In the first update to the Trademark Rules of Practice since 2007, sweeping changes to the rules applicable to all Trademark Trial and Appeal Board (“TTAB”) proceedings take effect on January 14, 2017. The new rules apply to all proceedings pending on or after that date, including ongoing proceedings.
Notable among the rule changes are the following:
- New and Increased Fees.
- The fee for an ex parte appeal will increase from $100 to $200.
- The fee for opposition and cancellation proceedings will increase from $300 to $400 per opposed class.
- A fee will now be imposed for taking certain extensions of time to oppose, ranging from $100 to $300 depending on the length of the extension and whether the request is made electronically or on paper. A $100 fee applies to all extensions beyond the first 30 days, and an additional $200 fee applies to extensions beyond 90 days.
- An additional fee (generally, $100 above the standard fee) will be imposed for filings made by paper rather than electronically.

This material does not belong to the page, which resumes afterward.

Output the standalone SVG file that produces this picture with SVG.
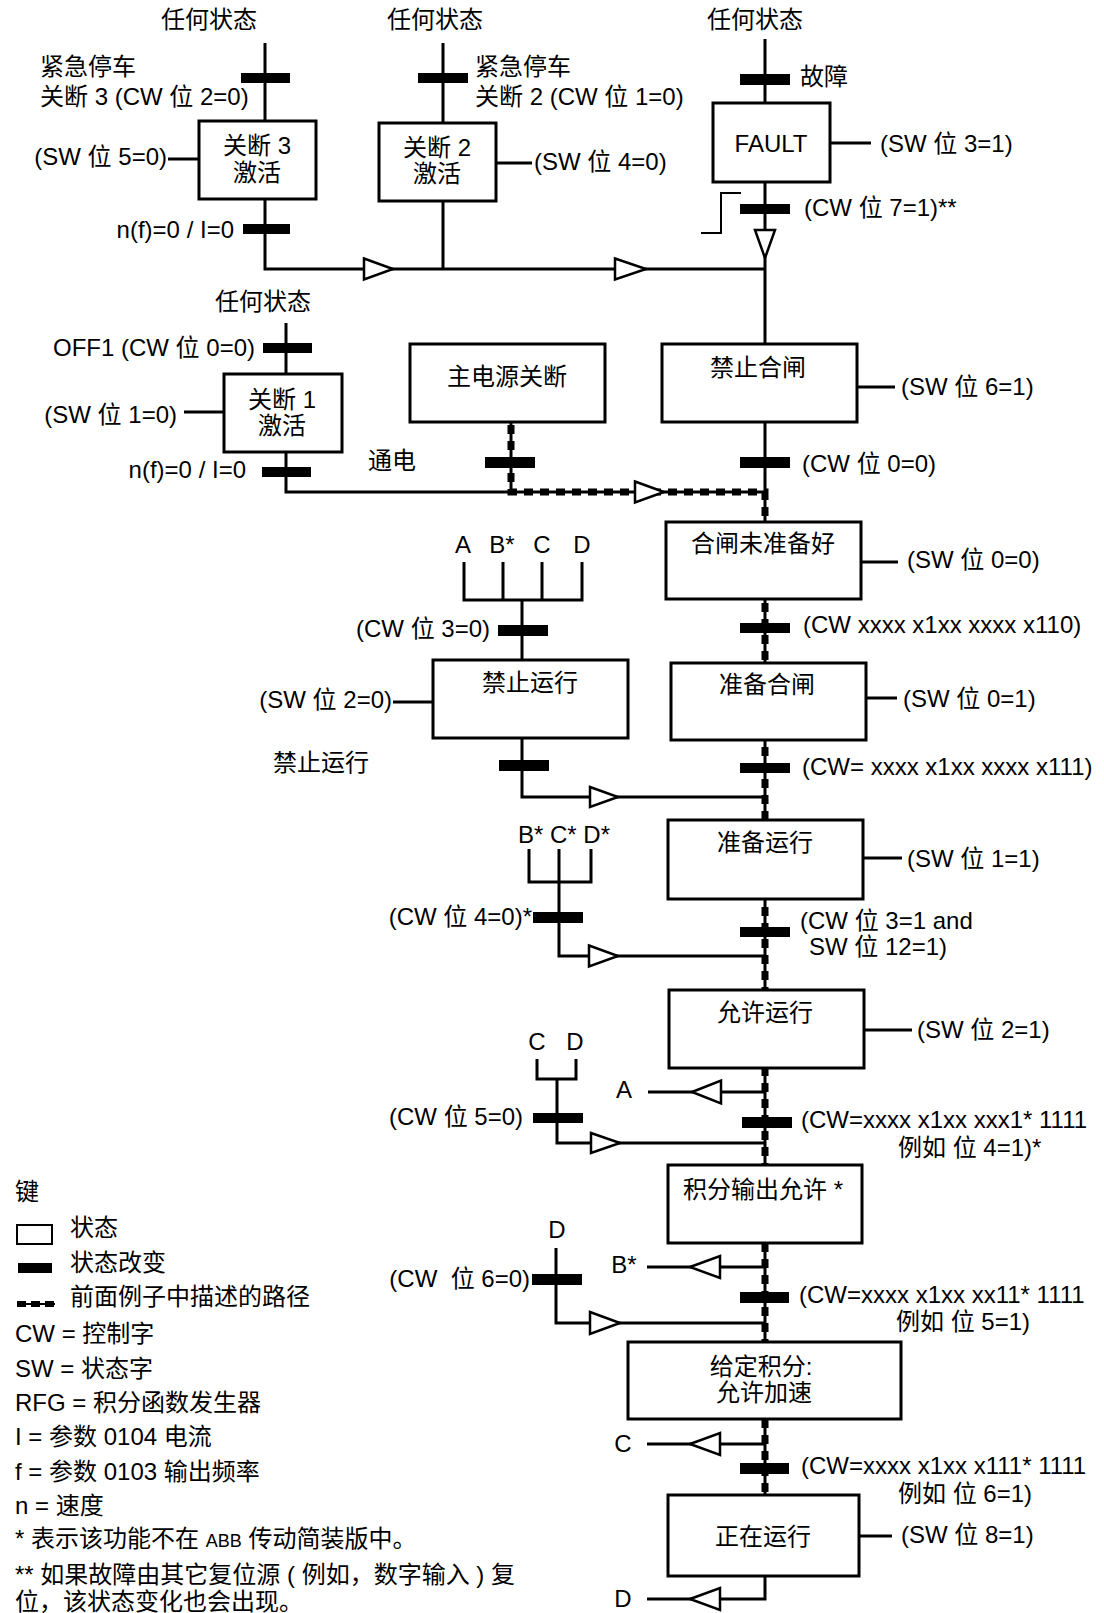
<svg xmlns="http://www.w3.org/2000/svg" width="1104" height="1613" viewBox="0 0 1104 1613">
<style>
text{font-family:'Liberation Sans','Noto Sans CJK SC',sans-serif;font-size:24px;fill:#000}
.c{text-anchor:middle}
.e{text-anchor:end}
.ln{stroke:#000;stroke-width:3;fill:none}
.thin{stroke:#000;stroke-width:2;fill:none}
.box{fill:#fff;stroke:#000;stroke-width:3}
.bar{fill:#000}
.arr{fill:#fff;stroke:#000;stroke-width:2.5}
.dsh{stroke:#000;stroke-width:7;stroke-dasharray:9 7;fill:none}
.sm{font-size:18px}
</style>
<rect width="1104" height="1613" fill="#fff"/>
<g id="connectors">
<path class="ln" d="M265,43V121M265,199V269H765M443,43V123M443,201V269M765,39V103M765,182V344M168,159H199M496,163H532M830,143H871M286,323V374M286,452V492H511M184,412H224M857,387H895M765,422V492"/>
<path class="thin" d="M701,233H721V193H741"/>
<path class="ln" d="M511,422V492H765V1495"/>
<path class="dsh" d="M511,425V492H765V1495"/>
<path class="ln" d="M861,562H898M464,562V600M503,562V600M542,562V600M582,562V600M462.5,600H583.5M522,600V660M393,702H433M522,738V797H765M866,698H897M529,849V882M559,849V882M591,849V882M527.5,882H592.5M559,882V956H765M863,858H902M537,1059V1079M576,1059V1079M535.5,1079H577.5M557,1079V1143H765M864,1030H912M648,1092H765M556,1248V1323H765M647,1267H765M647,1444H765M859,1536H892M765,1576V1599H647"/>
<polygon class="arr" points="364,258.5 393,269 364,279.5"/>
<polygon class="arr" points="615,258.5 646,269 615,279.5"/>
<polygon class="arr" points="755,230 775,230 765,258"/>
<polygon class="arr" points="635,481.5 664,492 635,502.5"/>
<polygon class="arr" points="590,787 618,797 590,807"/>
<polygon class="arr" points="589,945.5 618,956 589,966.5"/>
<polygon class="arr" points="591,1133 620,1143 591,1153"/>
<polygon class="arr" points="590,1312 620,1323 590,1334"/>
<polygon class="arr" points="692,1092 721,1080.5 721,1103.5"/>
<polygon class="arr" points="690,1267 720,1256 720,1278"/>
<polygon class="arr" points="690,1444 720,1433 720,1455"/>
<polygon class="arr" points="690,1599 720,1588 720,1610"/>
</g>
<g id="transitions">
<rect class="bar" x="241" y="73" width="49" height="10"/>
<rect class="bar" x="418" y="73" width="50" height="10"/>
<rect class="bar" x="740" y="74" width="50" height="11"/>
<rect class="bar" x="243" y="224" width="47" height="10"/>
<rect class="bar" x="740" y="204" width="50" height="10"/>
<rect class="bar" x="263" y="343" width="49" height="10"/>
<rect class="bar" x="262" y="467" width="49" height="10"/>
<rect class="bar" x="485" y="457" width="50" height="11"/>
<rect class="bar" x="740" y="457" width="50" height="11"/>
<rect class="bar" x="498" y="625" width="50" height="11"/>
<rect class="bar" x="740" y="623" width="50" height="10"/>
<rect class="bar" x="499" y="760" width="50" height="11"/>
<rect class="bar" x="740" y="763" width="50" height="10"/>
<rect class="bar" x="533" y="912" width="50" height="11"/>
<rect class="bar" x="740" y="927" width="50" height="10"/>
<rect class="bar" x="533" y="1113" width="50" height="10"/>
<rect class="bar" x="742" y="1117" width="50" height="11"/>
<rect class="bar" x="532" y="1274" width="50" height="11"/>
<rect class="bar" x="740" y="1292" width="49" height="11"/>
<rect class="bar" x="740" y="1463" width="49" height="11"/>
<text class="c" x="209" y="28">任何状态</text>
<text class="c" x="435" y="28">任何状态</text>
<text class="c" x="755" y="28">任何状态</text>
<text x="40" y="75">紧急停车</text>
<text x="40" y="105">关断 3 (CW 位 2=0)</text>
<text x="475" y="75">紧急停车</text>
<text x="475" y="105">关断 2 (CW 位 1=0)</text>
<text x="800" y="85">故障</text>
<text class="e" x="167" y="165">(SW 位 5=0)</text>
<text x="534" y="170">(SW 位 4=0)</text>
<text x="880" y="152">(SW 位 3=1)</text>
<text x="804" y="216">(CW 位 7=1)**</text>
<text class="e" x="234" y="238">n(f)=0 / I=0</text>
<text class="c" x="263" y="310">任何状态</text>
<text class="e" x="255" y="356">OFF1 (CW 位 0=0)</text>
<text class="e" x="177" y="423">(SW 位 1=0)</text>
<text class="e" x="246" y="478">n(f)=0 / I=0</text>
<text x="368" y="469">通电</text>
<text x="901" y="395">(SW 位 6=1)</text>
<text x="802" y="472">(CW 位 0=0)</text>
<text class="c" x="463" y="553">A</text>
<text class="c" x="502" y="553">B*</text>
<text class="c" x="542" y="553">C</text>
<text class="c" x="582" y="553">D</text>
<text x="907" y="568">(SW 位 0=0)</text>
<text class="e" x="490" y="637">(CW 位 3=0)</text>
<text x="803" y="633">(CW xxxx x1xx xxxx x110)</text>
<text class="e" x="392" y="708">(SW 位 2=0)</text>
<text x="903" y="707">(SW 位 0=1)</text>
<text x="273" y="771">禁止运行</text>
<text x="802" y="775">(CW= xxxx x1xx xxxx x111)</text>
<text x="518" y="843">B* C* D*</text>
<text x="907" y="867">(SW 位 1=1)</text>
<text class="e" x="532" y="925">(CW 位 4=0)*</text>
<text x="800" y="929">(CW 位 3=1 and</text>
<text x="809" y="955">SW 位 12=1)</text>
<text x="917" y="1038">(SW 位 2=1)</text>
<text class="c" x="537" y="1050">C</text>
<text class="c" x="575" y="1050">D</text>
<text class="c" x="624" y="1098">A</text>
<text class="e" x="523" y="1125">(CW 位 5=0)</text>
<text x="801" y="1128">(CW=xxxx x1xx xxx1* 1111</text>
<text x="898" y="1156">例如 位 4=1)*</text>
<text class="c" x="557" y="1238">D</text>
<text class="c" x="624" y="1273">B*</text>
<text class="e" x="530" y="1287" xml:space="preserve">(CW  位 6=0)</text>
<text x="799" y="1303">(CW=xxxx x1xx xx11* 1111</text>
<text x="896" y="1330">例如 位 5=1)</text>
<text class="c" x="623" y="1452">C</text>
<text x="801" y="1474">(CW=xxxx x1xx x111* 1111</text>
<text x="898" y="1502">例如 位 6=1)</text>
<text x="901" y="1543">(SW 位 8=1)</text>
<text class="c" x="623" y="1607">D</text>
</g>
<g id="off3">
<rect class="box" x="199" y="121" width="117" height="78"/>
<text class="c" x="257" y="154">关断 3</text>
<text class="c" x="257" y="181">激活</text>
</g>
<g id="off2">
<rect class="box" x="379" y="123" width="117" height="78"/>
<text class="c" x="437" y="156">关断 2</text>
<text class="c" x="437" y="182">激活</text>
</g>
<g id="fault">
<rect class="box" x="713" y="103" width="117" height="79"/>
<text class="c" x="771" y="152">FAULT</text>
</g>
<g id="off1">
<rect class="box" x="224" y="374" width="118" height="78"/>
<text class="c" x="282" y="408">关断 1</text>
<text class="c" x="282" y="434">激活</text>
</g>
<g id="mains-off">
<rect class="box" x="410" y="344" width="195" height="78"/>
<text class="c" x="507" y="385">主电源关断</text>
</g>
<g id="switch-on-inhibit">
<rect class="box" x="662" y="344" width="195" height="78"/>
<text class="c" x="758" y="376">禁止合闸</text>
</g>
<g id="not-ready">
<rect class="box" x="666" y="522" width="195" height="77"/>
<text class="c" x="763" y="552">合闸未准备好</text>
</g>
<g id="ready-to-switch-on">
<rect class="box" x="671" y="663" width="195" height="77"/>
<text class="c" x="767" y="693">准备合闸</text>
</g>
<g id="operation-inhibited">
<rect class="box" x="433" y="660" width="195" height="78"/>
<text class="c" x="530" y="691">禁止运行</text>
</g>
<g id="ready-to-operate">
<rect class="box" x="668" y="820" width="195" height="79"/>
<text class="c" x="765" y="851">准备运行</text>
</g>
<g id="operation-enabled">
<rect class="box" x="669" y="990" width="195" height="78"/>
<text class="c" x="765" y="1021">允许运行</text>
</g>
<g id="rfg-output-enabled">
<rect class="box" x="668" y="1165" width="194" height="78"/>
<text class="c" x="763" y="1198">积分输出允许 *</text>
</g>
<g id="rfg-accelerator-enabled">
<rect class="box" x="628" y="1342" width="273" height="77"/>
<text class="c" x="761" y="1375">给定积分:</text>
<text class="c" x="764" y="1401">允许加速</text>
</g>
<g id="operating">
<rect class="box" x="668" y="1495" width="191" height="81"/>
<text class="c" x="763" y="1545">正在运行</text>
</g>
<g id="legend">
<text x="15" y="1200">键</text>
<rect x="17" y="1225" width="35" height="19" fill="#fff" stroke="#000" stroke-width="2"/>
<text x="70" y="1236">状态</text>
<rect class="bar" x="18" y="1263" width="34" height="10"/>
<text x="70" y="1271">状态改变</text>
<path class="thin" d="M17,1304H55"/>
<path d="M17,1304H55" stroke="#000" stroke-width="6" stroke-dasharray="9 5"/>
<text x="70" y="1305">前面例子中描述的路径</text>
<text x="15" y="1342">CW = 控制字</text>
<text x="15" y="1377">SW = 状态字</text>
<text x="15" y="1411">RFG = 积分函数发生器</text>
<text x="15" y="1445">I = 参数 0104 电流</text>
<text x="15" y="1480">f = 参数 0103 输出频率</text>
<text x="15" y="1514">n = 速度</text>
<text x="15" y="1547">* 表示该功能不在 <tspan class="sm">ABB</tspan> 传动简装版中。</text>
<text x="15" y="1583">** 如果故障由其它复位源 ( 例如，数字输入 ) 复</text>
<text x="15" y="1610">位，该状态变化也会出现。</text>
</g>
</svg>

- Mandated Electronic Filing. The Trademark Rules of Practice previously permitted most filings to be submitted either by hard copy or electronically via the USPTO’s Electronic System for Trademark Trials and Appeals (“ESTTA”). The new rules mandate electronic filing except when technical problems or extraordinary circumstances prevent it, in which case the filing may be made on paper only if accompanied by a Petition to the Director of the USPTO and payment of a separate fee (in addition to the higher fee levied for paper filings). Filings made in respect of applications filed under Section 66(a) of the Lanham Act—i.e., applications for extension of protection of an international registration under the Madrid Protocol—still cannot be filed by paper under any circumstances.
- Service of Complaint. The current rules require the plaintiff to serve the complaint on the defendant. Under the new rules, the Board will serve the complaint.
- Mandated Electronic Service. Under the current rules, mail/courier or hand service is the default, with email or fax service permitted only with consent of the party being served. The new rules make email the default service method, permitting service by other methods only where the parties so stipulate (or if email service is not possible due to technical problems or extraordinary circumstances).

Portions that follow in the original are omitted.